* [YOUR OBJECTIVE]
Count how many lines hold the string "produces". Give that number alone.

━━ RECORDS SHOWN ━━

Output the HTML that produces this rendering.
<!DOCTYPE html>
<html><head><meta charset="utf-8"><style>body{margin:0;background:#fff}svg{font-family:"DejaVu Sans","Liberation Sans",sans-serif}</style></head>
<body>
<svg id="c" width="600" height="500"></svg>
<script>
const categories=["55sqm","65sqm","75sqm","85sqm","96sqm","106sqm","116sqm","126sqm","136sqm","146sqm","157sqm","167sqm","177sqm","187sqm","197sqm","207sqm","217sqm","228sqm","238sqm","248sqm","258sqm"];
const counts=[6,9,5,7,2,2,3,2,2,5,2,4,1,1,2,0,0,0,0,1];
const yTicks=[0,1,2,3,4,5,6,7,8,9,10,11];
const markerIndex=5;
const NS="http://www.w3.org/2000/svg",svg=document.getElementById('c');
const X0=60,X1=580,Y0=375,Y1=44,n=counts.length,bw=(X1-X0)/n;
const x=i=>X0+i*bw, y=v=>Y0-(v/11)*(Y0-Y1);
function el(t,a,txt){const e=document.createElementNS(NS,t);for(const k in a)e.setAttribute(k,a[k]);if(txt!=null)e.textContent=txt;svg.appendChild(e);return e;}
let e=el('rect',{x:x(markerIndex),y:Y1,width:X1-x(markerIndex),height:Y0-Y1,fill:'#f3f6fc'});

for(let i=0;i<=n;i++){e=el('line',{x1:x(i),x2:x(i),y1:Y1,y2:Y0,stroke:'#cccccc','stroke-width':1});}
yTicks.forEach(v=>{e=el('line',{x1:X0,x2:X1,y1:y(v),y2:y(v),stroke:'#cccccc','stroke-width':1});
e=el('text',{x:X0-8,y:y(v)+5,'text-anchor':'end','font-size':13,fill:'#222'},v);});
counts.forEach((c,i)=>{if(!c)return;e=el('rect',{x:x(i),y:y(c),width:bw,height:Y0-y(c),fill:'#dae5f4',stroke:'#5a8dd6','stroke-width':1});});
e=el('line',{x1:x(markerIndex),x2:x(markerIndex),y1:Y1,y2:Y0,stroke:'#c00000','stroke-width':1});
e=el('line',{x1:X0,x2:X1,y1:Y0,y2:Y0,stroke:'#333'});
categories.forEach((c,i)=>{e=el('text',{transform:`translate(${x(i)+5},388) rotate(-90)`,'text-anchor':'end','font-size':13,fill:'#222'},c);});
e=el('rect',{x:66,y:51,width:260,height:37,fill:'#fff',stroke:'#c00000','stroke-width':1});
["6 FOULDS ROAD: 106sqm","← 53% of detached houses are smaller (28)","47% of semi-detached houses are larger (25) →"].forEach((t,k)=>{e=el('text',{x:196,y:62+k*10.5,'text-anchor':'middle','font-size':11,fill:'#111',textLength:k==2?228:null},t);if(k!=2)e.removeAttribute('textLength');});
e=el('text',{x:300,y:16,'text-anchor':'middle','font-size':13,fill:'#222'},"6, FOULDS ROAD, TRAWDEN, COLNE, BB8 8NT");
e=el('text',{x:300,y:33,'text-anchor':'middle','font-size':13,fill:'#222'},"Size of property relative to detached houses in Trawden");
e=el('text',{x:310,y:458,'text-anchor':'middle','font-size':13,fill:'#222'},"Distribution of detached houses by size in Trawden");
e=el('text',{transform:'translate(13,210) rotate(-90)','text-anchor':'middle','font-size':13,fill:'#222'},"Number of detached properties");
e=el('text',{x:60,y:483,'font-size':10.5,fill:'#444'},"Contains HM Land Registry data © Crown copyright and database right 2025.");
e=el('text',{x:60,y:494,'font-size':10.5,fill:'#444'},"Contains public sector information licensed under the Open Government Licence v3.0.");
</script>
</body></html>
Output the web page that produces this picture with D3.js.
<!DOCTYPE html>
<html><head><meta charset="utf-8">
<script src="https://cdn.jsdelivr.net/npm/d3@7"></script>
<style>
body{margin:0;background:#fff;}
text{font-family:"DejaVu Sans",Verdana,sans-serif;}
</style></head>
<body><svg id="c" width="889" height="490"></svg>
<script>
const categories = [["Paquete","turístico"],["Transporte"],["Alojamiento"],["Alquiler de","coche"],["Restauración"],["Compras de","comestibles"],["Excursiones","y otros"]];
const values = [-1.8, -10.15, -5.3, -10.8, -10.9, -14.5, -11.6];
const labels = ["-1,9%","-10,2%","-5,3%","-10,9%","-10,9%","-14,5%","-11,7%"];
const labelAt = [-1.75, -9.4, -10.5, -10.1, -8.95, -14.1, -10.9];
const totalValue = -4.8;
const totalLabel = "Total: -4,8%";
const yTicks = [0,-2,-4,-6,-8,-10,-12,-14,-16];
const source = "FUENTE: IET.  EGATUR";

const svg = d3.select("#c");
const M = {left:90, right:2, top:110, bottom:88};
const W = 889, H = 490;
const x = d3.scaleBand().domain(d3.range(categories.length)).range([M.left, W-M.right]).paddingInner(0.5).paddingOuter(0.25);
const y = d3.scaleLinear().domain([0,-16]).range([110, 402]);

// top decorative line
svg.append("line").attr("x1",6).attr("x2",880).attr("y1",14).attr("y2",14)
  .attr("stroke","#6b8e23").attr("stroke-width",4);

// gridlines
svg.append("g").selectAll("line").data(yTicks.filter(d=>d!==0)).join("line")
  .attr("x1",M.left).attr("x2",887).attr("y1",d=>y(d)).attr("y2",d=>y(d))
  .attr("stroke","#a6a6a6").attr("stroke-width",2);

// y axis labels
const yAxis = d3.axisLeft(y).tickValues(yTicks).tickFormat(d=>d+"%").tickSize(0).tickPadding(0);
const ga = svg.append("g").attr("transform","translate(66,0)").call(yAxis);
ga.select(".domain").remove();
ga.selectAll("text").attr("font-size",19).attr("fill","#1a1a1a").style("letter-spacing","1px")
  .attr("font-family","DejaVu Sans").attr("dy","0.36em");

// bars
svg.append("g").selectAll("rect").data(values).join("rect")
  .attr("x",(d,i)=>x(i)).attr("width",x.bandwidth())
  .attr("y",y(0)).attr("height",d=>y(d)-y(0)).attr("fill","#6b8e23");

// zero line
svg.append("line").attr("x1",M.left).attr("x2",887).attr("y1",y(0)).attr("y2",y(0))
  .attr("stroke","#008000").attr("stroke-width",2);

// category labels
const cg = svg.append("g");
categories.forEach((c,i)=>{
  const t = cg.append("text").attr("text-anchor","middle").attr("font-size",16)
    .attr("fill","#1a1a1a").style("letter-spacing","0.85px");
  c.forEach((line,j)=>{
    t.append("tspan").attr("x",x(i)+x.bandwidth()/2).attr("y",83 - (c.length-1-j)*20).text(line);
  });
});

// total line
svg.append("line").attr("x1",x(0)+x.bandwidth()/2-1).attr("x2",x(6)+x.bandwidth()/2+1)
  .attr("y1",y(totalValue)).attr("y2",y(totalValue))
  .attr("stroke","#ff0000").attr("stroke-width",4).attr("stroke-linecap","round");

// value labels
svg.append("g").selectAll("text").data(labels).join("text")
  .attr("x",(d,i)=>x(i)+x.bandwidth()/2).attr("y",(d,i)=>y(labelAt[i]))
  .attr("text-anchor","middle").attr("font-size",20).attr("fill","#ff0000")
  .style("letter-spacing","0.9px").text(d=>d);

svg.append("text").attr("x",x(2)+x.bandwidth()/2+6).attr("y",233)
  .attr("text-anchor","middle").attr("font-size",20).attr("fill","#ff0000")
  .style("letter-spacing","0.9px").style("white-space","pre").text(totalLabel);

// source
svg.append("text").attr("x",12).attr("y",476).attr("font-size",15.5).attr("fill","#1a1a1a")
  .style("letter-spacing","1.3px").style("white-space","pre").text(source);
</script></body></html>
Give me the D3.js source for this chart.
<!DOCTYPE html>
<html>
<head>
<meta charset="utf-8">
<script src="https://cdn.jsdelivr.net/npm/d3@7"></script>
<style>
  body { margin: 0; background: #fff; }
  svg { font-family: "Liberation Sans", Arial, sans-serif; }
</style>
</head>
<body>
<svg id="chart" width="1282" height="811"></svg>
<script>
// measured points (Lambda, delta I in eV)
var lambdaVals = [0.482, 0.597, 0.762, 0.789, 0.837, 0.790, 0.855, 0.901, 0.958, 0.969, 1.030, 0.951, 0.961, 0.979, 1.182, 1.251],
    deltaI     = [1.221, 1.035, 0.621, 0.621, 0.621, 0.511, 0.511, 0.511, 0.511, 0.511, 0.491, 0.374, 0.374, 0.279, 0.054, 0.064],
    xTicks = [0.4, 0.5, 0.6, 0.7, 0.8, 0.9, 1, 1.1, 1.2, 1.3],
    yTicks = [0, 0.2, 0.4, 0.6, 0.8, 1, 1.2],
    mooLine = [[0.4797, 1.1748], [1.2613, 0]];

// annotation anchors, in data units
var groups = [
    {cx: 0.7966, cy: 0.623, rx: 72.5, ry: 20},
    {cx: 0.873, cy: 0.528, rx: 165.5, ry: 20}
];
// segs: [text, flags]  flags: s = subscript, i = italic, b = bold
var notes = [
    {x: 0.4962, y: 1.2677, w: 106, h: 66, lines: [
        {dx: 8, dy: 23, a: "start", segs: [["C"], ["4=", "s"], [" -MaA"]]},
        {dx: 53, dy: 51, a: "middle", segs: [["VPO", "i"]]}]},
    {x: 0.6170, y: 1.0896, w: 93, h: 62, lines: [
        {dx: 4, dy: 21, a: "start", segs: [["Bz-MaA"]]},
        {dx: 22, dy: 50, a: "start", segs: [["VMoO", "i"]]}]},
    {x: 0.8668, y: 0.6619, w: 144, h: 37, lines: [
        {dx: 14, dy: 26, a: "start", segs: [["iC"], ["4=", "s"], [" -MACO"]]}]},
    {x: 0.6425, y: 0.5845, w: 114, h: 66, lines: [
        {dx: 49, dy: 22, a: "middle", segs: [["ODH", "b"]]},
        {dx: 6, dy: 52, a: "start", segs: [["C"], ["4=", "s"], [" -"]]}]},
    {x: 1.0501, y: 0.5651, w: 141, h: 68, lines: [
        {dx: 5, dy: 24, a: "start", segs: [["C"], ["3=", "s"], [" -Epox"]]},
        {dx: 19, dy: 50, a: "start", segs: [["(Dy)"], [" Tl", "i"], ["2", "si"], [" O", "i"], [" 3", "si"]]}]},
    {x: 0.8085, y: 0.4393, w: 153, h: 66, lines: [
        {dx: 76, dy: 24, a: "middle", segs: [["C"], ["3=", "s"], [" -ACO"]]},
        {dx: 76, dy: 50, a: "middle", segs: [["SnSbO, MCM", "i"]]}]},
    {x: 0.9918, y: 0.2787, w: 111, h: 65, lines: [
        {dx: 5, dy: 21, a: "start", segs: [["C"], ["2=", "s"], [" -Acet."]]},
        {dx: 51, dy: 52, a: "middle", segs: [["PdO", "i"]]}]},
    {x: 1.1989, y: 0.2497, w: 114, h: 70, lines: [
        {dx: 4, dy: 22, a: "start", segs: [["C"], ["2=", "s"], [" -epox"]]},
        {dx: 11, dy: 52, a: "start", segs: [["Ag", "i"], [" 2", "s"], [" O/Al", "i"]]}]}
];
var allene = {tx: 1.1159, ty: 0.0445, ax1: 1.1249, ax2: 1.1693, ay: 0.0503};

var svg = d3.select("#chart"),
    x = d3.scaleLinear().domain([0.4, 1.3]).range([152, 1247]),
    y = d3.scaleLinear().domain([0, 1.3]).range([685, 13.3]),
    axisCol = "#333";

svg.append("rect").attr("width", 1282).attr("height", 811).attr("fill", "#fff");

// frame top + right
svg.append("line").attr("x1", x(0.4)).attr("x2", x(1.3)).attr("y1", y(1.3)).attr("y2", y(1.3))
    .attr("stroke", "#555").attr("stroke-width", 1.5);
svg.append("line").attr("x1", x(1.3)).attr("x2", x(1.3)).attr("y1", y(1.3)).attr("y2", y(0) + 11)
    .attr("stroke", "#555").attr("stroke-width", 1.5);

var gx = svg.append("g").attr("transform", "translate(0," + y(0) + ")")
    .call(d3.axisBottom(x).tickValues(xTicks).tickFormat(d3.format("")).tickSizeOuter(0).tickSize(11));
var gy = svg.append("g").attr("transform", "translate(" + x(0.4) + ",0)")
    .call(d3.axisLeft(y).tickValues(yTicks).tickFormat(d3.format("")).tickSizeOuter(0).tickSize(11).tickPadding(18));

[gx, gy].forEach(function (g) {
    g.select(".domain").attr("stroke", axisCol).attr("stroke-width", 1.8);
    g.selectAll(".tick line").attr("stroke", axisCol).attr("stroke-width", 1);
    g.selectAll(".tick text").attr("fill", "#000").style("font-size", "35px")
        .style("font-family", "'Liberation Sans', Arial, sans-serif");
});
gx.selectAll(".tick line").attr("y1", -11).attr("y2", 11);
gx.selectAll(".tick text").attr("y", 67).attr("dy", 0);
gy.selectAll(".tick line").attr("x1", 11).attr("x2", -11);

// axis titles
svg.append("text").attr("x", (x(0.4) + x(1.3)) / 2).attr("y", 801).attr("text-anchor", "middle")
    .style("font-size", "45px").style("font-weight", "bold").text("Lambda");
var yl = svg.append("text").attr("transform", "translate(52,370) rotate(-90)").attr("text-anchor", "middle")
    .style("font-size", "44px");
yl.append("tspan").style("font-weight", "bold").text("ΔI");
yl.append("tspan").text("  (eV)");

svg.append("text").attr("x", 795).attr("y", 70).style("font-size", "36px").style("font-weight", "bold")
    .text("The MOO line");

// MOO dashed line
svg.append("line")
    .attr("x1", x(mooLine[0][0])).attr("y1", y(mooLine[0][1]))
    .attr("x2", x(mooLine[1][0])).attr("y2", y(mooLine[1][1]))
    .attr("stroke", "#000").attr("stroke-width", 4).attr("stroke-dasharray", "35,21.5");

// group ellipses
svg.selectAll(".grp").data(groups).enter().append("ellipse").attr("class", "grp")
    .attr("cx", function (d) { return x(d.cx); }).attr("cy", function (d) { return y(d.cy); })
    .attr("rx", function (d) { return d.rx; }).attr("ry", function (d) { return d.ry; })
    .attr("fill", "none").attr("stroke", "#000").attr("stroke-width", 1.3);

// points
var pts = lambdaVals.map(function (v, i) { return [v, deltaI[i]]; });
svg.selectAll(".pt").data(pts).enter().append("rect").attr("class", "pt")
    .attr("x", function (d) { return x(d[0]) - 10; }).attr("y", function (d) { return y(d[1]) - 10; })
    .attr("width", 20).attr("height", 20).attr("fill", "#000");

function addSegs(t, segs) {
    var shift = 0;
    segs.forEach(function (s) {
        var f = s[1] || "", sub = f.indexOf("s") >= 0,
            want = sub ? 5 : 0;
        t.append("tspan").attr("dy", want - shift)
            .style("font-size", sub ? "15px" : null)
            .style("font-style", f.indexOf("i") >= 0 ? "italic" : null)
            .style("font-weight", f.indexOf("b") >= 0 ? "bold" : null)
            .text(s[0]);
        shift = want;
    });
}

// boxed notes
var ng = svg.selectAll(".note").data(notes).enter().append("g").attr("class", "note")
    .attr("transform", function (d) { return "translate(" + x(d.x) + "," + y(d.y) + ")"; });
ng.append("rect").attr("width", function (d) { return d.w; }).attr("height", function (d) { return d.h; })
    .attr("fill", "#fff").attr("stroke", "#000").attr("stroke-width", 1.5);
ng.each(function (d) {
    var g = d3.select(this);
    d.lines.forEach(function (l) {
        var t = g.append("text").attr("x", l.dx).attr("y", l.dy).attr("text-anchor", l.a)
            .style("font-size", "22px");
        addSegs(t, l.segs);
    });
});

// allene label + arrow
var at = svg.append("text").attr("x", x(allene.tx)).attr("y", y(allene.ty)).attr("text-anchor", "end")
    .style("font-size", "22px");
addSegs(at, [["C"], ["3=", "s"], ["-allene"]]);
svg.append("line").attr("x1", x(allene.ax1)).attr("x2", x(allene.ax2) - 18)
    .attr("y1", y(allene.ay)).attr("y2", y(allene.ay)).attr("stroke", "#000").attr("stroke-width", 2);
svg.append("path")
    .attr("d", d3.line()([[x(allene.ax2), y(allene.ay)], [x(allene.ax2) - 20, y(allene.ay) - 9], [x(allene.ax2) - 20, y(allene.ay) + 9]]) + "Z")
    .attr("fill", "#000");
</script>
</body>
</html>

━━━

* [PROBLEM SOLUTION]
2